Dallas Cowboys running back Ezekiel Elliott, the N.F.L.’s leading rusher as a rookie last season, has been suspended six games without pay for violating the league’s personal conduct policy.
The N.F.L., after a yearlong probe, reached its decision after reviewing Elliott’s behavior during a six-day stretch in July 2016 in which his ex-girlfriend accused him of assaulting her five times in Columbus, Ohio, where he played at Ohio State. Elliott was not arrested or charged because prosecutors concluded that the woman’s statements conflicted with those made by Elliott and witnesses. But he remained subject to discipline by the league.
He can appeal within three days. If he does not appeal, his suspension will begin Sept. 2.
Cowboys owner Jerry Jones has repeatedly defended Elliott, recently saying that his review of the situation suggested “not one thing – that had anything to do with domestic violence.”

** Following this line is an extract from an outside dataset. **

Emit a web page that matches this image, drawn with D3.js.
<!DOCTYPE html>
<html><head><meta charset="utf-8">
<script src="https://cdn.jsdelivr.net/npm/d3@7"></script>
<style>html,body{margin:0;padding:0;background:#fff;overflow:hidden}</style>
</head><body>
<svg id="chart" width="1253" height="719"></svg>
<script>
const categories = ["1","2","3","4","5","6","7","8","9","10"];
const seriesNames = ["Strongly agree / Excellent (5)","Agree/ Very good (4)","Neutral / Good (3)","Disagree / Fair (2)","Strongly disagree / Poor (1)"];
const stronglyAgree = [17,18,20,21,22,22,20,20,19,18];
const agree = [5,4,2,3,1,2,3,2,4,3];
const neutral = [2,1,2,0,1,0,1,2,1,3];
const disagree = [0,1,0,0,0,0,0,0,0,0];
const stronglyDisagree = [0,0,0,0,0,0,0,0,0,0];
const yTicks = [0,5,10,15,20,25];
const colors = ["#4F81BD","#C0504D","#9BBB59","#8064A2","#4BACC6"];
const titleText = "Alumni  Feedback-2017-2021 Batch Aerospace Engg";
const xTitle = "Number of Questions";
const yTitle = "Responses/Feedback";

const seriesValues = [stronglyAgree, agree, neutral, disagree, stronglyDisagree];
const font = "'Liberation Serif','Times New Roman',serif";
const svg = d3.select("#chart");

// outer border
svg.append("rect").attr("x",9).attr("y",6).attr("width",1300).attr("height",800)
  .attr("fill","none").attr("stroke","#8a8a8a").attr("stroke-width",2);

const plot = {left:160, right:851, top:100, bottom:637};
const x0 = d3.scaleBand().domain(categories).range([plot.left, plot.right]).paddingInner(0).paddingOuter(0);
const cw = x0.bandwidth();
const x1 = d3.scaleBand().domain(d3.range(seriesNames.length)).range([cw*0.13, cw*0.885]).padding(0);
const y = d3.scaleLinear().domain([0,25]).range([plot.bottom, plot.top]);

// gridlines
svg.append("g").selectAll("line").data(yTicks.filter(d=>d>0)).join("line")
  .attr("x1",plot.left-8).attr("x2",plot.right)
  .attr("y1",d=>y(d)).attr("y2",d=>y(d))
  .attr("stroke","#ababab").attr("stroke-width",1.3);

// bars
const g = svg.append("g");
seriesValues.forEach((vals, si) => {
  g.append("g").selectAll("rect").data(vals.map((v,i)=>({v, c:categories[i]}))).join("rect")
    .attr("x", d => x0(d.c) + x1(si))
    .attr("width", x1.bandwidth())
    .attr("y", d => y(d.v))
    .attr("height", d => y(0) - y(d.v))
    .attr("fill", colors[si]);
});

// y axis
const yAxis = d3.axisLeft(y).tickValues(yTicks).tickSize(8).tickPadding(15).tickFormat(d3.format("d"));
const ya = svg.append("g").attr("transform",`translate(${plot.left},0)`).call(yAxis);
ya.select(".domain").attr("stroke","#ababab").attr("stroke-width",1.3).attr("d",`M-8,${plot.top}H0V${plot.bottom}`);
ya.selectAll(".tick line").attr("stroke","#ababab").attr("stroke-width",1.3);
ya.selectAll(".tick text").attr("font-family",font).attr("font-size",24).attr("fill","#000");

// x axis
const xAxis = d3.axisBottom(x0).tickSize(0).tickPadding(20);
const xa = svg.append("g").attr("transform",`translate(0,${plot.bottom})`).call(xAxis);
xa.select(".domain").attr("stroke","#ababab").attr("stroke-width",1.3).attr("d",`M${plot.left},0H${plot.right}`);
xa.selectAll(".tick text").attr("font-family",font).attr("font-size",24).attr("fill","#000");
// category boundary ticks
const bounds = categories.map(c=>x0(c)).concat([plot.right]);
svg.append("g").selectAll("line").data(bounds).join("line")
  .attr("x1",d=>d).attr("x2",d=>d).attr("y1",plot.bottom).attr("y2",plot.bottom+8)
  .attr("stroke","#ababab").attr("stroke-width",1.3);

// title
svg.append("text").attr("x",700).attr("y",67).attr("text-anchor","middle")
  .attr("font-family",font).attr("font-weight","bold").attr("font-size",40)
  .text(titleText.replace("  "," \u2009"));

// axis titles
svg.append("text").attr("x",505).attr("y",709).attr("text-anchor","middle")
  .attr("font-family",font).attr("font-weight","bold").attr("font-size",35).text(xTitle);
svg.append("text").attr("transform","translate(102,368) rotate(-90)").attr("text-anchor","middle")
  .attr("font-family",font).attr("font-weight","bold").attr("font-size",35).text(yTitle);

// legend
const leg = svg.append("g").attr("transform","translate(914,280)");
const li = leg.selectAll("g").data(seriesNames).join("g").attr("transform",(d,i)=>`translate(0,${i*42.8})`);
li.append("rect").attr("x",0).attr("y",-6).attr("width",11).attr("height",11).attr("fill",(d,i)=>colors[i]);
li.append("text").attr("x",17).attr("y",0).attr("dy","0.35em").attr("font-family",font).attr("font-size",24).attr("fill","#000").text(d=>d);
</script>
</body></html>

The N.F.L. absorbed withering criticism for its 2014 handling of a domestic violence incident involving the former Baltimore Ravens running back Ray Rice, who initially received a two-game suspension after he was charged for assaulting his fiancée, who is now his wife. Only after video surfaced of the incident, in which Rice knocked out his fiancée in the elevator of the Atlantic City casino, did the N.F.L. suspend him indefinitely.
Admitting that he had mismanaged the case, Goodell overhauled the personal conduct policy, introducing harsher guidelines for players and league employees involved in domestic violence cases by mandating six-game suspensions instead of two for first-time offenders.
That rule has since been applied inconsistently. Jets receiver Quincy Enunwa had a suspension reduced to four games in October 2015 because he cooperated throughout the process. By contrast, the former Giants kicker Josh Brown, who wrote about being “physically, verbally and emotionally” abusive to his wife, was suspended for only one game.